Война поразила его массовым переходом на сторону врага, — уходили к фашистам целые части, дивизии, армии.
«Ни у одной из воевавших во вторую мировую войну стран, — вспоминал потом академик Сахаров, — не было такого числа перешедших к противнику солдат, как у нас. Это самый суровый приговор преступлениям режима….»
Народ, ставший на защиту своей свободы от новой напасти, вынужден был невольно спасти и кровавый режим, что впоследствии стало предметом спекуляций политиков.
Сам Андрей Дмитриевич на фронт не рвался, здесь он был фаталистом. На фронте могли покалечить или даже убить, потому судьба оградила его от призыва в действующую армию, — Сахарова после окончания физфака МГУ распределили на патронный завод в тыловом городе Ульяновске.
Правда, вначале ему пришлось пилить лес и спать на нарах, что было утомительно и даже изнурительно, но вскоре он начинает работать в заводской лаборатории над методиками неразрушающего контроля продукции завода. Там же, на заводе он встречает будущую жену. В доме жены Сахаров и поселился.

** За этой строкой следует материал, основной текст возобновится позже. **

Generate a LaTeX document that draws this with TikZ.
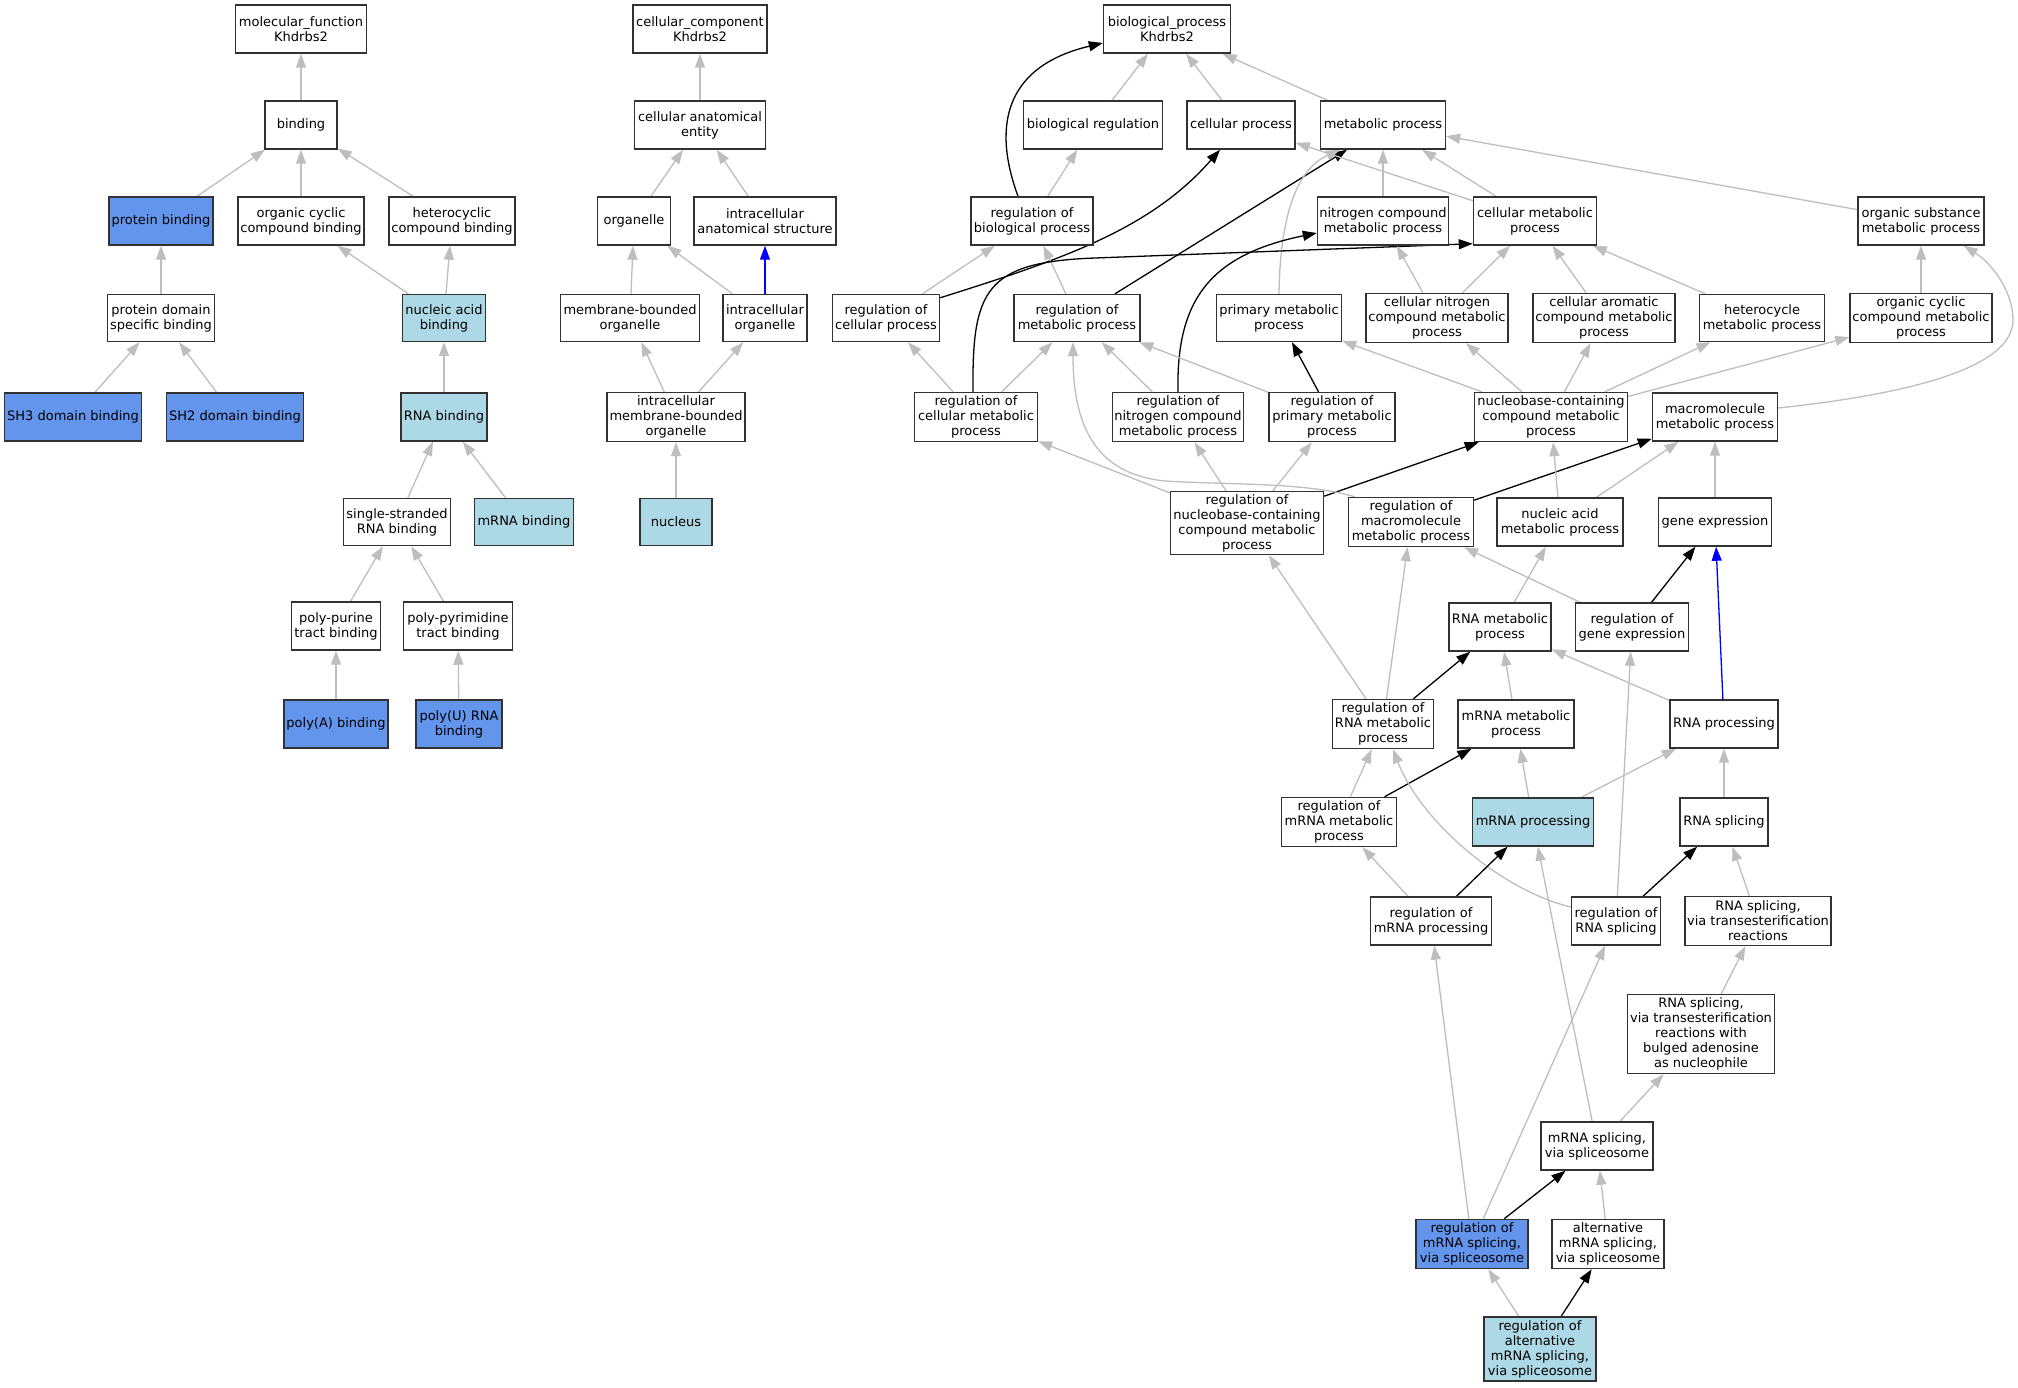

Некоторые из своих завершенных методик Андрей Дмитриевич посылает по совету отца в Москву — Игорю Тамму. Игорь Евгеньевич был не в восторге от этих работ, но отец Андрея использовал всё своё влияние на Тамма, и в декабре 1944года на ульяновский патронный завод приходит вызов Сахарову в Москву — в Физический институт Академии Наук СССР (ФИАН). И вскоре ульяновский патронщик становится аспирантом знаменитого туриста, непревзойдённого альпиниста и самого, пожалуй, талантливого физика — Игоря Тамма.
Три звонка
Своему новому аспиранту Игорь Евгеньевич поставил задачу — выучить английский язык, причём на таком уровне, чтобы можно было составлять обзоры научной периодики. Знание английского сыграло потом существенную роль при разработке первого в СССР заряда, в котором проявятся элементы синтеза ядер дейтерия.
Тема диссертации Сахарова хоть и находилась в области ядерной физики, но прямого отношения к оружию не имела. Однако, ядерная бомба настойчиво «ломилась» в жизнь молодого аспиранта. Ещё до войны отец рассказал о делении урана, о возможности цепной реакции, дал ему почитать популярную статью в УФН на эту тему. Вскоре там же была опубликована статья Зельдовича и Харитона об управляемых и взрывных ядерных реакциях — это было более, чем странно, ибо весь мир, — англичане, французы, американцы, — засекретили все работы по ядерной физике, опасаясь, что их результатами воспользуется фашистская Германия. А вот в стране, где засекречивание довели до идиотизма, где секретилось буквально всё, — от запасов золота до числа «очков» в городских сортирах — публикации по ядерной физике были открыты и доступны любому. Впрочем, Андрей Дмитриевич, по собственному признанию, так и не понял важности этих открытий.
Не «врубился» он и зимой 45-го, когда по Москве поползли слухи о возглавляемой академиком Курчатовым «двойке» (так сначала назывался будущий институт атомной энергии — лаборатория № 2 АН СССР. Лаборатория № 1 была в Харьковском Физтехе). Как ни зверели в НКВД, принимая самые драконовские меры по засекречиванию, шило всё равно лезло из мешка. (Интересно в связи с этим воспоминание бывшего конструктора первой атомной бомбы Турбинера. На свой страх и риск он решил разыскать эту «двойку», которая по слухам обреталась где-то за Соколом. Сев в трамвай, он спросил молочниц, ехавших на рынок:
— Где тут научный институт?
— Это што-ли, где атомную бомбу делают? — загалдели молочницы. — Вот он туточки, в Покровском-Стрешневе…)
Первый раз Андрея Дмитриевича всерьёз задело, когда он услыхал о Хиросиме и взрыве над ней бомбы неслыханной мощности — в 20 Ктн. «У меня подкосились ноги, — вспоминал потом Сахаров. — Я понял, что моя судьба и судьба очень многих внезапно изменилась. В жизнь вошло что-то новое и страшное…»
Сахаров достал журнал «Британский союзник», который издавало английское посольство в Москве, и стал изучать опубликованный там «Отчёт Смита» — научный доклад, где американцы излагали принципы, конструкцию, а также результаты испытаний первой атомной бомбы.
Итогом такого чтения стала кипучая изобретательская деятельность аспиранта по созданию реакторов, по разделению изотопов урана и прочая, и прочая. И хотя всё это оказалось нереальным и далеко не новым, кое-кто доложил «куда следует» об атомных увлечениях Сахарова, ибо едва ли не каждый третий в стране был сексотом и доносчиком.